Yeni Başlayanlar İçin Şenol Güneş: 2011’de de kupayı kazandık ama bize vermediler
2002 FIFA Dünya Kupası’nda Türkiye’yi dünya üçüncülüğüne taşıyarak Türkiye futbol tarihinin şimdiye kadarki en büyük başarısını kazanmasına rağmen kendisine yapılanlara karşı tavrında da bu vakarı görmek mümkündü. Şike soruşturmaları ve cezalarının damga vurduğu, teknik direktörü olduğu Trabzonspor’un hala kendisini şampiyon olarak kabul ettiği tartışmalı 2010-2011 sezonunda başına gelenlere rağmen söylediklerinde olduğu gibi… Şenol Güneş Beşiktaş‘la kazandığı şampiyonluğunu kutlarken, bir kaç gün önce, 2011’de de şampiyon olduklarını ancak kupanın kendilerine verilmediğini bir kez daha söyledi.
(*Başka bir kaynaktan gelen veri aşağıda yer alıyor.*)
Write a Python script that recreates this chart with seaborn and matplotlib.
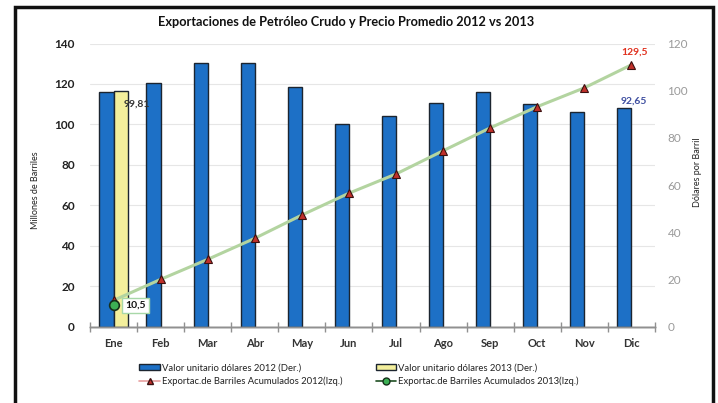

Üç yıl önce Trabzonspor’daki dördüncü dönemini de bir tasavvuf ehli gibi davranarak sonlandırmış o zaman da kulaklarımızda adalete, emeğe, rakibe saygıya dair haklı sözlerinin tınısını bırakmıştı.
Performans meraklıları için Beşiktaş‘taki şampiyonluğu dışında Trabzonspor’da kaleci olarak kaldırdığı 6 lig şampiyonluğu, 3 Türkiye Kupası, 6 Cumhurbaşkanlığı Kupası, 3 Başbakanlık Kupası ve 1988 yılında başladığı teknik direktörlük kariyerinde Trabzonspor ile 2 Türkiye Kupası, 1 Cumhurbaşkanlığı, 2 Başbakanlık kupası ve Süper Kupa istatistiklerde yazılı.
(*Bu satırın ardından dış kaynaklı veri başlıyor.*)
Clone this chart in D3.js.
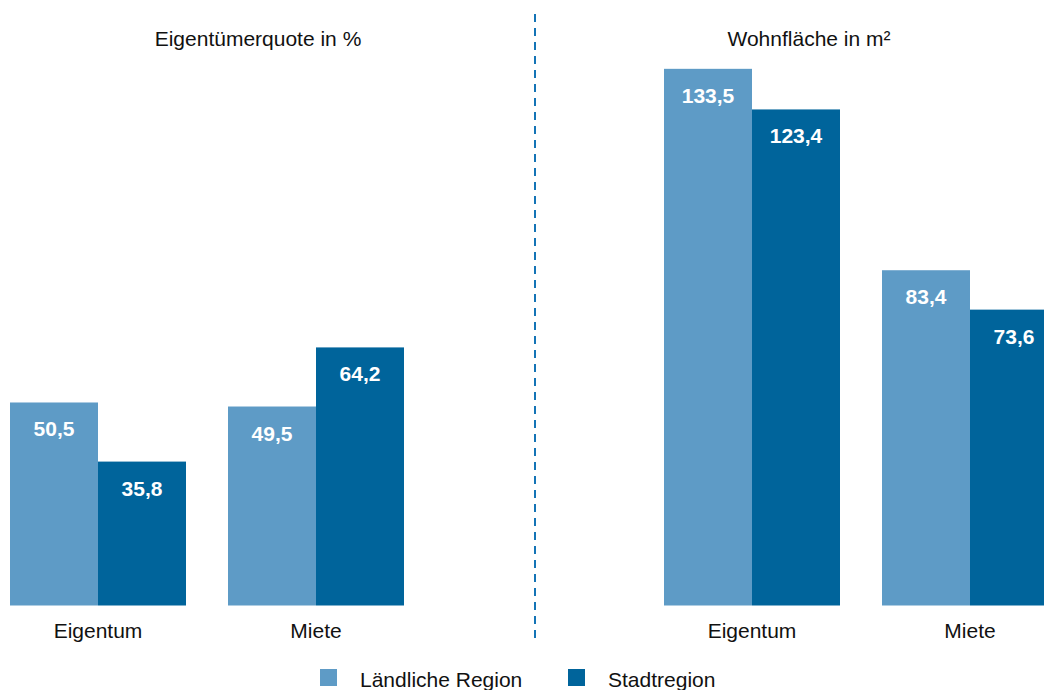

Şenol Güneş‘in Beşiktaş‘la uyumu uzun süreli olabilir
Horonun bile dikine oynandığı, itirazın neredeyse bir folklor olduğu şehirde yetişen Şenol Güneş‘in, üç İstanbul’daki görece yalnızlığından romantik bir muhalefet örmüş Beşiktaş camiasıyla uyumu, onun da gelecekte kulübün önemli isimleri arasında yazılacağını düşündürüyor.
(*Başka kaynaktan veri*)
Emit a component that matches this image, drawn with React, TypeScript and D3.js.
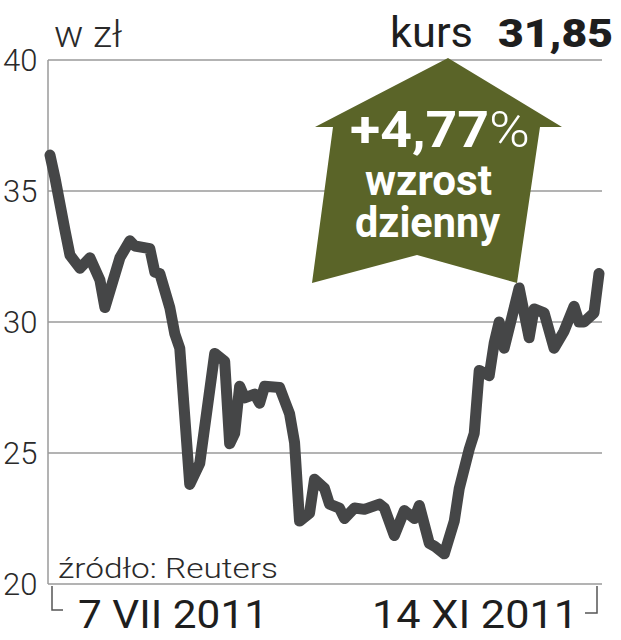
import React from 'react';
import * as d3 from 'd3';

// kurs akcji, sesje od 7 VII 2011
const days = [0, 1, 3, 4, 6, 8, 10, 11, 14, 16, 17, 20, 21, 22, 24, 25, 26, 28, 30, 33, 35, 36, 37, 38, 39, 41, 42, 43, 46, 47, 48, 49, 50, 52, 53, 55, 56, 58, 59, 61, 63, 66, 67, 69, 71, 73, 74, 76, 77, 79, 81, 82, 84, 85, 86, 88, 89, 90, 91, 94, 96, 97, 99, 101, 103, 105, 106, 107, 109, 110];
const prices = [36.37, 35.5, 33.5, 32.55, 32.05, 32.45, 31.6, 30.55, 32.45, 33.1, 32.9, 32.8, 31.9, 31.85, 30.55, 29.55, 29.0, 23.8, 24.6, 28.8, 28.5, 25.35, 25.75, 27.55, 27.1, 27.25, 26.9, 27.55, 27.5, 27.0, 26.5, 25.4, 22.4, 22.7, 24.0, 23.65, 23.05, 22.9, 22.5, 22.9, 22.85, 23.05, 22.9, 21.85, 22.8, 22.5, 23.0, 21.55, 21.45, 21.15, 22.4, 23.65, 25.15, 25.75, 28.15, 27.95, 29.2, 30.0, 29.0, 31.3, 29.4, 30.5, 30.35, 29.0, 29.65, 30.6, 30.0, 30.0, 30.35, 31.85];
const yTicks = [20, 25, 30, 35, 40];
const dateLabels = ['7 VII 2011', '14 XI 2011'];
const lastPrice = '31,85';
const change = '+4,77';

const font = 'Roboto, "Noto Sans", sans-serif';

export default function App() {
  const width = 621;
  const height = 640;
  const left = 48;
  const right = 602;
  const top = 60;
  const bottom = 584;

  const x = d3.scaleLinear().domain([0, 110]).range([50, 599]);
  const y = d3.scaleLinear().domain([20, 40]).range([bottom, top]);

  const data = days.map((d, i) => ({ d, v: prices[i] }));
  const line = d3.line<{ d: number; v: number }>()
    .x(p => x(p.d))
    .y(p => y(p.v));

  // strzałka "wzrost"
  const arrow = [
    [448, 58], [562, 127], [540, 127], [517, 283], [417, 255],
    [312, 283], [333, 127], [315, 127],
  ];

  return (
    <svg width={width} height={height} style={{ position: 'absolute', left: 0, top: 0, background: '#fff' }}>
      {yTicks.slice(1).map(t => (
        <line key={t} x1={left} x2={right} y1={y(t)} y2={y(t)} stroke='#9a9a9a' strokeWidth={1.5} />
      ))}
      <line x1={left} x2={left} y1={top} y2={bottom} stroke='#9a9a9a' strokeWidth={1.5} />
      <line x1={left} x2={right} y1={bottom} y2={bottom} stroke='#9a9a9a' strokeWidth={1.5} />
      {yTicks.map(t => (
        <text key={t} x={3} y={y(t)} dy='0.35em' fontFamily={font} fontWeight={300} fontSize={31} fill='#2a2a2a'>{t}</text>
      ))}

      <path d={`M52,586V610H63`} fill='none' stroke='#555' strokeWidth={1.5} />
      <path d={`M597,586V613H585`} fill='none' stroke='#555' strokeWidth={1.5} />
      <text x={78} y={628} fontFamily={font} fontWeight={400} fontSize={39} fill='#1e1e1e' textLength={190} lengthAdjust='spacingAndGlyphs'>{dateLabels[0]}</text>
      <text x={372} y={628} fontFamily={font} fontWeight={400} fontSize={39} fill='#1e1e1e' textLength={206} lengthAdjust='spacingAndGlyphs'>{dateLabels[1]}</text>

      <text x={58} y={578} fontFamily={font} fontWeight={300} fontSize={28} fill='#2a2a2a' textLength={220} lengthAdjust='spacingAndGlyphs'>źródło: Reuters</text>
      <text x={54} y={47} fontFamily={font} fontWeight={300} fontSize={36} fill='#2a2a2a' textLength={68} lengthAdjust='spacingAndGlyphs'>w zł</text>

      <path d={line(data) ?? ''} fill='none' stroke='#454647' strokeWidth={11} strokeLinejoin='round' strokeLinecap='round' />

      <polygon points={arrow.map(p => p.join(',')).join(' ')} fill='#5a6428' />
      <text x={350} y={147} fontFamily={font} fill='#fff' fontSize={50} textLength={180} lengthAdjust='spacingAndGlyphs'>
        <tspan fontWeight={700}>{change}</tspan>
        <tspan fontWeight={300}>%</tspan>
      </text>
      <text x={365} y={195} fontFamily={font} fontWeight={700} fill='#fff' fontSize={42} textLength={127} lengthAdjust='spacingAndGlyphs'>wzrost</text>
      <text x={355} y={237} fontFamily={font} fontWeight={700} fill='#fff' fontSize={42} textLength={145} lengthAdjust='spacingAndGlyphs'>dzienny</text>

      <text x={390} y={47} fontFamily={font} fontWeight={400} fontSize={43} fill='#1e1e1e' textLength={83} lengthAdjust='spacingAndGlyphs'>kurs</text>
      <text x={498} y={47} fontFamily={font} fontWeight={900} fontSize={39} fill='#1e1e1e' textLength={115} lengthAdjust='spacingAndGlyphs'>{lastPrice}</text>
    </svg>
  );
}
Beşiktaş, Şenol Güneş‘le önümüzdeki yıllarda üst üste şampiyonluklar yaşayabilir, formasındaki yıldızlarını artırabilir. Şenol Güneş‘in sevincinden bize kalan yine çocukluğunda ulaşmak istediği yıldızlar, 50 yıl önce Sotka sahilinde dalgaları izlerken, koşacağını söylediği değerler olur yine. Beşiktaş‘ta da, Türkiye’nin her yerinde de “her evin oğlu” olmayı isteyecektir.
Trabzon Güneş‘ten önce onun, sahilinde oturup hayal kurduğu denizi kaybetti
Trabzonlulara da birkaç söz söylemek gerekirse, Şenol Güneş‘i ve bir derviş sabrıyla yıllardır büyüttüğü değerleri neden kaybettiklerini sorgulamaya şuradan başlayabilirler. Şenol Güneş‘ten önce onun, sahilinde oturup hayal kurduğu denizden mahrum kaldılar. Asıl büyük kaybetmeye o denizi doldurunca, Şenol Güneş’in çocukluğunda kıyısında oturarak yıldızları izlediği kumsalın yerine betonun soğukluğunu döşeyince alıştılar.
Belki de kentin, yeni Şenol Güneş’ler yerine, bir süredir popüler kültürün, kaba milliyetçiliğin en süfli provakasyonlarına teşne genç adamlarla mesaisi bu yüzden. Trabzon’un Şenol Güneş’in tesis ettiği futbol adabını, temsil ettiği kültürü edinmek için biraz denizlerin yerine ne doldurduğuna bakması lazım.
Not: Bu yazıyı hazırlarken daha önce TV ve matbu basında yayınlanmış röportaj, haber ve yazılarımdan da faydalandım.